Quando você sentir cheiro de papel molhado ou ver a cor de folha de árvore, preste muita atenção!!!! Alguma coisa deverá estar sendo mudada ao seu redor. A transformação é sutil, portanto olhos bem abertos, atenção redobrada, vigilância nos sentimentos, acuidade no que pensar. Eu percebi que cheguei quando refletia nas escolhas que fiz na vida, nas escolhas que vivi e senti. E, como se um véu fosse deslocado, compreendi que o único lugar onde tudo parecia fazer sentido era bem ali, aqui mesmo, isso, esse lugar comum, bem aqui, dentro de mim.
O que admiro e admirei nas pessoas mais próximas, amigas, mães, irmãs, professores, companheiro, pai, tios, avó, sogras, pessoas que são ou foram minhas referências e modelos foi a sua natureza singular e dispare suas idiossincrasias, o material do qual cada uma delas é ou foi feito.

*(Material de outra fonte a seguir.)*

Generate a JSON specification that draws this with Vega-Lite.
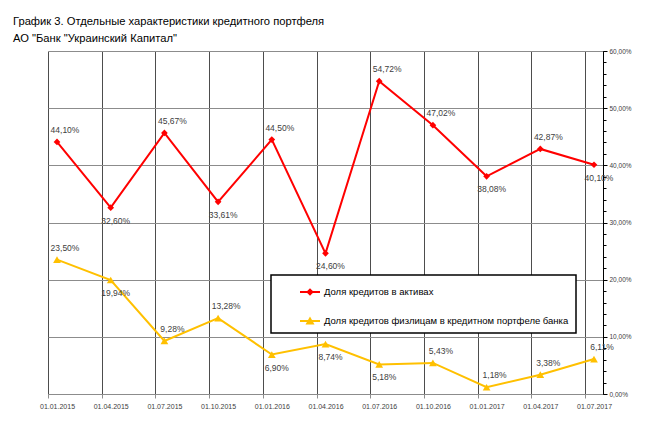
{
  "$schema": "https://vega.github.io/schema/vega-lite/v6.json",
  "width": 555,
  "height": 343,
  "autosize": {"type": "none"},
  "padding": {"left": 48, "top": 51, "right": 50, "bottom": 31},
  "background": "white",
  "title": {
    "text": ["График 3. Отдельные характеристики кредитного портфеля", "АО \"Банк \"Украинский Капитал\""],
    "anchor": "start",
    "frame": "group",
    "font": "Liberation Sans",
    "fontSize": 11.2,
    "fontWeight": "normal",
    "color": "black",
    "baseline": "alphabetic",
    "lineHeight": 17,
    "offset": 13,
    "dx": -35,
    "dy": 18
  },
  "config": {
    "locale": {"number": {"decimal": ",", "thousands": " ", "grouping": [3], "currency": ["", ""]}},
    "view": {"stroke": null},
    "font": "Liberation Sans",
    "legend": {"strokeWidth": 1.5, "rowPadding": 14, "padding": 7, "labelLimit": 600}
  },
  "data": {
    "values": [
      {"date": "01.01.2015", "series": "Доля кредитов в активах", "value": 0.4410},
      {"date": "01.04.2015", "series": "Доля кредитов в активах", "value": 0.3260},
      {"date": "01.07.2015", "series": "Доля кредитов в активах", "value": 0.4567},
      {"date": "01.10.2015", "series": "Доля кредитов в активах", "value": 0.3361},
      {"date": "01.01.2016", "series": "Доля кредитов в активах", "value": 0.4450},
      {"date": "01.04.2016", "series": "Доля кредитов в активах", "value": 0.2460},
      {"date": "01.07.2016", "series": "Доля кредитов в активах", "value": 0.5472},
      {"date": "01.10.2016", "series": "Доля кредитов в активах", "value": 0.4702},
      {"date": "01.01.2017", "series": "Доля кредитов в активах", "value": 0.3808},
      {"date": "01.04.2017", "series": "Доля кредитов в активах", "value": 0.4287},
      {"date": "01.07.2017", "series": "Доля кредитов в активах", "value": 0.4010},
      {"date": "01.01.2015", "series": "Доля кредитов физлицам в кредитном портфеле банка", "value": 0.2350},
      {"date": "01.04.2015", "series": "Доля кредитов физлицам в кредитном портфеле банка", "value": 0.1994},
      {"date": "01.07.2015", "series": "Доля кредитов физлицам в кредитном портфеле банка", "value": 0.0928},
      {"date": "01.10.2015", "series": "Доля кредитов физлицам в кредитном портфеле банка", "value": 0.1328},
      {"date": "01.01.2016", "series": "Доля кредитов физлицам в кредитном портфеле банка", "value": 0.0690},
      {"date": "01.04.2016", "series": "Доля кредитов физлицам в кредитном портфеле банка", "value": 0.0874},
      {"date": "01.07.2016", "series": "Доля кредитов физлицам в кредитном портфеле банка", "value": 0.0518},
      {"date": "01.10.2016", "series": "Доля кредитов физлицам в кредитном портфеле банка", "value": 0.0543},
      {"date": "01.01.2017", "series": "Доля кредитов физлицам в кредитном портфеле банка", "value": 0.0118},
      {"date": "01.04.2017", "series": "Доля кредитов физлицам в кредитном портфеле банка", "value": 0.0338},
      {"date": "01.07.2017", "series": "Доля кредитов физлицам в кредитном портфеле банка", "value": 0.0611}
    ]
  },
  "encoding": {
    "x": {
      "field": "date",
      "type": "ordinal",
      "sort": null,
      "scale": {"type": "point", "padding": 0.1676},
      "axis": {
        "title": null,
        "labelAngle": 0,
        "labelOverlap": false,
        "tickOffset": -9,
        "labelOffset": 9,
        "grid": true,
        "gridColor": "#4d4d4d",
        "gridWidth": 1,
        "domainColor": "#8c8c8c",
        "tickColor": "#8c8c8c",
        "tickSize": 4,
        "labelFontSize": 7,
        "labelColor": "#404040",
        "labelPadding": 4
      }
    },
    "y": {
      "field": "value",
      "type": "quantitative",
      "scale": {"domain": [0, 0.6], "nice": false, "zero": true},
      "axis": null
    }
  },
  "layer": [
    {
      "transform": [{"filter": "datum.series == 'Доля кредитов в активах'"}],
      "mark": {"type": "line", "strokeWidth": 2, "color": "#ff0000"},
      "encoding": {
        "y": {
          "field": "value",
          "type": "quantitative",
          "scale": {"domain": [0, 0.6], "nice": false, "zero": true},
          "axis": {
            "orient": "right",
            "title": null,
            "values": [0, 0.1, 0.2, 0.3, 0.4, 0.5, 0.6],
            "format": ".2%",
            "grid": true,
            "gridColor": "#8c8c8c",
            "gridWidth": 1,
            "domainColor": "black",
            "tickColor": "black",
            "tickSize": 4,
            "labelFontSize": 6.5,
            "labelColor": "#404040",
            "labelPadding": 2
          }
        }
      }
    },
    {
      "transform": [{"filter": "datum.series != 'Доля кредитов в активах'"}],
      "mark": {"type": "line", "strokeWidth": 2, "color": "#ffc000"}
    },
    {
      "transform": [{"filter": "datum.series == 'Доля кредитов в активах'"}],
      "mark": {"type": "point", "shape": "diamond", "filled": true, "size": 45, "opacity": 1, "color": "#ff0000"},
      "encoding": {
        "y": {
          "field": "value",
          "type": "quantitative",
          "scale": {"domain": [0, 0.6], "nice": false, "zero": true},
          "axis": {
            "orient": "right",
            "title": null,
            "values": [0, 0.02, 0.04, 0.06, 0.08, 0.1, 0.12, 0.14, 0.16, 0.18, 0.2, 0.22, 0.24, 0.26, 0.28, 0.3, 0.32, 0.34, 0.36, 0.38, 0.4, 0.42, 0.44, 0.46, 0.48, 0.5, 0.52, 0.54, 0.56, 0.58, 0.6],
            "labels": false,
            "grid": false,
            "domain": false,
            "tickColor": "black",
            "tickSize": 3
          }
        }
      }
    },
    {
      "transform": [{"filter": "datum.series != 'Доля кредитов в активах'"}],
      "mark": {"type": "point", "shape": "triangle-up", "filled": true, "size": 60, "opacity": 1, "color": "#ffc000"}
    },
    {
      "transform": [{"filter": "!((datum.series == 'Доля кредитов в активах') ? indexof(['01.04.2015','01.10.2015','01.04.2016','01.01.2017','01.07.2017'], datum.date) >= 0 : indexof(['01.04.2015','01.01.2016','01.04.2016','01.07.2016'], datum.date) >= 0)"}],
      "mark": {"type": "text", "dx": 8, "dy": -12, "fontSize": 8.5, "color": "#404040"},
      "encoding": {
        "text": {"field": "value", "type": "quantitative", "format": ".2%"}
      }
    },
    {
      "transform": [{"filter": "(datum.series == 'Доля кредитов в активах') ? indexof(['01.04.2015','01.10.2015','01.04.2016','01.01.2017','01.07.2017'], datum.date) >= 0 : indexof(['01.04.2015','01.01.2016','01.04.2016','01.07.2016'], datum.date) >= 0"}],
      "mark": {"type": "text", "dx": 5, "dy": 13, "fontSize": 8.5, "color": "#404040"},
      "encoding": {
        "text": {"field": "value", "type": "quantitative", "format": ".2%"}
      }
    },
    {
      "mark": {"type": "point", "filled": true, "opacity": 0, "size": 0},
      "encoding": {
        "color": {
          "field": "series",
          "type": "nominal",
          "scale": {"domain": ["Доля кредитов в активах", "Доля кредитов физлицам в кредитном портфеле банка"], "range": ["#ff0000", "#ffc000"]},
          "legend": {
            "orient": "none",
            "legendX": 223,
            "legendY": 224,
            "title": null,
            "direction": "vertical",
            "fillColor": "white",
            "strokeColor": "black",
            "symbolSize": 400,
            "symbolOffset": 22,
            "symbolOpacity": 1,
            "labelOffset": 4,
            "labelFontSize": 9.5,
            "labelColor": "black",
            "symbolStrokeWidth": 0,
            "labelExpr": "datum.label + '\u00a0\u00a0\u00a0\u00a0\u00a0\u00a0\u00a0\u00a0\u00a0\u00a0\u00a0\u00a0\u00a0\u00a0\u00a0\u00a0\u00a0\u00a0'"
          }
        },
        "shape": {
          "field": "series",
          "type": "nominal",
          "scale": {"domain": ["Доля кредитов в активах", "Доля кредитов физлицам в кредитном портфеле банка"], "range": ["M-1,-0.1L1,-0.1L1,0.1L-1,0.1Z M0,-0.38L0.38,0L0,0.38L-0.38,0Z", "M-1,-0.1L1,-0.1L1,0.1L-1,0.1Z M0,-0.45L0.45,0.35L-0.45,0.35Z"]},
          "legend": {
            "orient": "none",
            "legendX": 223,
            "legendY": 224,
            "title": null,
            "direction": "vertical",
            "fillColor": "white",
            "strokeColor": "black",
            "symbolSize": 400,
            "symbolOffset": 22,
            "symbolOpacity": 1,
            "labelOffset": 4,
            "labelFontSize": 9.5,
            "labelColor": "black",
            "symbolStrokeWidth": 0,
            "labelExpr": "datum.label + '\u00a0\u00a0\u00a0\u00a0\u00a0\u00a0\u00a0\u00a0\u00a0\u00a0\u00a0\u00a0\u00a0\u00a0\u00a0\u00a0\u00a0\u00a0'"
          }
        }
      }
    }
  ],
  "resolve": {"axis": {"y": "independent"}}
}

Admira-las ou segui-las como modelo me afastou desse lugar que agora encontro novamente. Nesse lugar vi uma beleza antes não conhecida. E, como um pintor que ao olhar a pintura ainda inacabada, fita o modelo e vislumbra sua interpretação compreendi que a obra e o modelo não são a mesma coisa. Foi assim que me dei conta de que existe um lugar de muita paz e beleza dentro de cada um de nós, dentro de cada obra, produto ou criação humana, a sua própria vida. E, que, não pode ser encontrada no seu modelo que racionalmente buscamos alcançar. A terra onde minhas raízes estão plantadas apresenta matas a desbastar, espécimes novas a catalogar, trilhas a realizar, vistas a admirar, montanhas a percorrer, mares para nadar, chão batido pra deitar e toda uma aventura a trilhar.